# [Available data]
--- START ---
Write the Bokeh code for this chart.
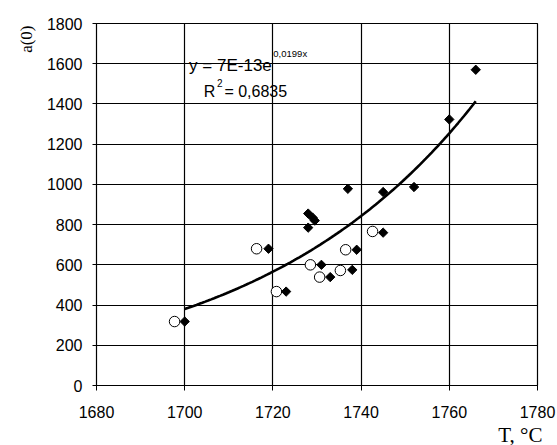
import numpy as np
from bokeh.plotting import figure
from bokeh.models import Range1d, Label, FixedTicker, Title
from bokeh.embed import file_html
from bokeh.resources import INLINE

# Filled diamonds (measured a(0) vs T)
diamond_T = [1700, 1719, 1723, 1728, 1729, 1729.5, 1728, 1731, 1733, 1738, 1739,
             1737, 1745, 1745, 1752, 1760, 1766]
diamond_a = [318, 680, 467, 855, 835, 820, 785, 600, 539, 575, 675,
             978, 760, 962, 987, 1323, 1570]
# Open circles
circle_T = [1697.7, 1716.3, 1720.8, 1728.5, 1730.6, 1735.3, 1736.5, 1742.6]
circle_a = [318, 680, 467, 600, 539, 572, 675, 766]

# Exponential trend line coefficients (y = A*exp(B*x)), range of the fit
TREND_A = 7.72e-13
TREND_B = 0.0199
TREND_T = [1700, 1766]

x_ticks = [1680, 1700, 1720, 1740, 1760, 1780]
y_ticks = [0, 200, 400, 600, 800, 1000, 1200, 1400, 1600, 1800]

p = figure(frame_width=441, frame_height=362, output_backend="svg", toolbar_location=None,
           x_range=Range1d(1680, 1780), y_range=Range1d(0, 1800),
           min_border_left=96, min_border_right=20, min_border_top=23,
           min_border_bottom=50)
p.background_fill_color = "white"
p.border_fill_color = "white"
p.outline_line_color = "black"
p.outline_line_width = 1.2

for ax in (p.xaxis[0], p.yaxis[0]):
    ax.axis_line_color = "black"
    ax.major_tick_line_color = "black"
    ax.minor_tick_line_color = None
    ax.major_tick_in = 0
    ax.major_label_text_font = "Liberation Sans"
    ax.major_label_text_font_size = "16px"
    ax.major_label_text_color = "black"

p.xaxis.ticker = FixedTicker(ticks=x_ticks)
p.yaxis.ticker = FixedTicker(ticks=y_ticks)
p.xaxis.major_tick_out = 5
p.yaxis.major_tick_out = 4
p.xaxis.major_label_standoff = 15
p.yaxis.major_label_standoff = 10

p.xgrid.ticker = FixedTicker(ticks=x_ticks)
p.ygrid.ticker = FixedTicker(ticks=y_ticks)
for g in (p.xgrid[0], p.ygrid[0]):
    g.grid_line_color = "black"
    g.grid_line_width = 1.2
    g.grid_line_alpha = 1.0

# Axis titles as side titles
p.add_layout(Title(text="a(0)", align="right", offset=2, standoff=15,
                   text_font="Liberation Serif", text_font_size="17px",
                   text_font_style="normal", text_color="black"), "left")
p.add_layout(Title(text="T, °C", align="right", offset=-5, standoff=0,
                   text_font="Liberation Serif", text_font_size="21px",
                   text_font_style="normal", text_color="black"), "below")

# Trend line
tx = np.linspace(TREND_T[0], TREND_T[1], 100)
ty = TREND_A * np.exp(TREND_B * tx)
p.line(tx, ty, line_color="black", line_width=2.6)

# Points
p.scatter(circle_T, circle_a, marker="circle", size=10.5, fill_color="white",
          line_color="black", line_width=1)
p.scatter(diamond_T, diamond_a, marker="square", angle=np.pi / 4, size=6.6,
          fill_color="black", line_color="black")

# Equation texts
p.add_layout(Label(x=1701, y=1589, text="y = 7E-13e", text_font="Liberation Sans",
                   text_font_size="17px", text_color="black", text_baseline="alphabetic"))
p.add_layout(Label(x=1720.1, y=1651, text="0,0199x", text_font="Liberation Sans",
                   text_font_size="9.5px", text_color="black", text_baseline="alphabetic"))
p.add_layout(Label(x=1704.3, y=1462, text="R", text_font="Liberation Sans",
                   text_font_size="16px", text_color="black", text_baseline="alphabetic"))
p.add_layout(Label(x=1707.3, y=1502, text="2", text_font="Liberation Sans",
                   text_font_size="10px", text_color="black", text_baseline="alphabetic"))
p.add_layout(Label(x=1709.0, y=1462, text="= 0,6835", text_font="Liberation Sans",
                   text_font_size="16px", text_color="black", text_baseline="alphabetic"))

open("out.html", "w").write(file_html(p, INLINE))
--- END ---
# [What you are asked to do]
Print out the material word for word, omitting the pictures.

# [Result]
Write the Bokeh code for this chart.
import numpy as np
from bokeh.plotting import figure
from bokeh.models import Range1d, Label, FixedTicker, Title
from bokeh.embed import file_html
from bokeh.resources import INLINE

# Filled diamonds (measured a(0) vs T)
diamond_T = [1700, 1719, 1723, 1728, 1729, 1729.5, 1728, 1731, 1733, 1738, 1739,
             1737, 1745, 1745, 1752, 1760, 1766]
diamond_a = [318, 680, 467, 855, 835, 820, 785, 600, 539, 575, 675,
             978, 760, 962, 987, 1323, 1570]
# Open circles
circle_T = [1697.7, 1716.3, 1720.8, 1728.5, 1730.6, 1735.3, 1736.5, 1742.6]
circle_a = [318, 680, 467, 600, 539, 572, 675, 766]

# Exponential trend line coefficients (y = A*exp(B*x)), range of the fit
TREND_A = 7.72e-13
TREND_B = 0.0199
TREND_T = [1700, 1766]

x_ticks = [1680, 1700, 1720, 1740, 1760, 1780]
y_ticks = [0, 200, 400, 600, 800, 1000, 1200, 1400, 1600, 1800]

p = figure(frame_width=441, frame_height=362, output_backend="svg", toolbar_location=None,
           x_range=Range1d(1680, 1780), y_range=Range1d(0, 1800),
           min_border_left=96, min_border_right=20, min_border_top=23,
           min_border_bottom=50)
p.background_fill_color = "white"
p.border_fill_color = "white"
p.outline_line_color = "black"
p.outline_line_width = 1.2

for ax in (p.xaxis[0], p.yaxis[0]):
    ax.axis_line_color = "black"
    ax.major_tick_line_color = "black"
    ax.minor_tick_line_color = None
    ax.major_tick_in = 0
    ax.major_label_text_font = "Liberation Sans"
    ax.major_label_text_font_size = "16px"
    ax.major_label_text_color = "black"

p.xaxis.ticker = FixedTicker(ticks=x_ticks)
p.yaxis.ticker = FixedTicker(ticks=y_ticks)
p.xaxis.major_tick_out = 5
p.yaxis.major_tick_out = 4
p.xaxis.major_label_standoff = 15
p.yaxis.major_label_standoff = 10

p.xgrid.ticker = FixedTicker(ticks=x_ticks)
p.ygrid.ticker = FixedTicker(ticks=y_ticks)
for g in (p.xgrid[0], p.ygrid[0]):
    g.grid_line_color = "black"
    g.grid_line_width = 1.2
    g.grid_line_alpha = 1.0

# Axis titles as side titles
p.add_layout(Title(text="a(0)", align="right", offset=2, standoff=15,
                   text_font="Liberation Serif", text_font_size="17px",
                   text_font_style="normal", text_color="black"), "left")
p.add_layout(Title(text="T, °C", align="right", offset=-5, standoff=0,
                   text_font="Liberation Serif", text_font_size="21px",
                   text_font_style="normal", text_color="black"), "below")

# Trend line
tx = np.linspace(TREND_T[0], TREND_T[1], 100)
ty = TREND_A * np.exp(TREND_B * tx)
p.line(tx, ty, line_color="black", line_width=2.6)

# Points
p.scatter(circle_T, circle_a, marker="circle", size=10.5, fill_color="white",
          line_color="black", line_width=1)
p.scatter(diamond_T, diamond_a, marker="square", angle=np.pi / 4, size=6.6,
          fill_color="black", line_color="black")

# Equation texts
p.add_layout(Label(x=1701, y=1589, text="y = 7E-13e", text_font="Liberation Sans",
                   text_font_size="17px", text_color="black", text_baseline="alphabetic"))
p.add_layout(Label(x=1720.1, y=1651, text="0,0199x", text_font="Liberation Sans",
                   text_font_size="9.5px", text_color="black", text_baseline="alphabetic"))
p.add_layout(Label(x=1704.3, y=1462, text="R", text_font="Liberation Sans",
                   text_font_size="16px", text_color="black", text_baseline="alphabetic"))
p.add_layout(Label(x=1707.3, y=1502, text="2", text_font="Liberation Sans",
                   text_font_size="10px", text_color="black", text_baseline="alphabetic"))
p.add_layout(Label(x=1709.0, y=1462, text="= 0,6835", text_font="Liberation Sans",
                   text_font_size="16px", text_color="black", text_baseline="alphabetic"))

open("out.html", "w").write(file_html(p, INLINE))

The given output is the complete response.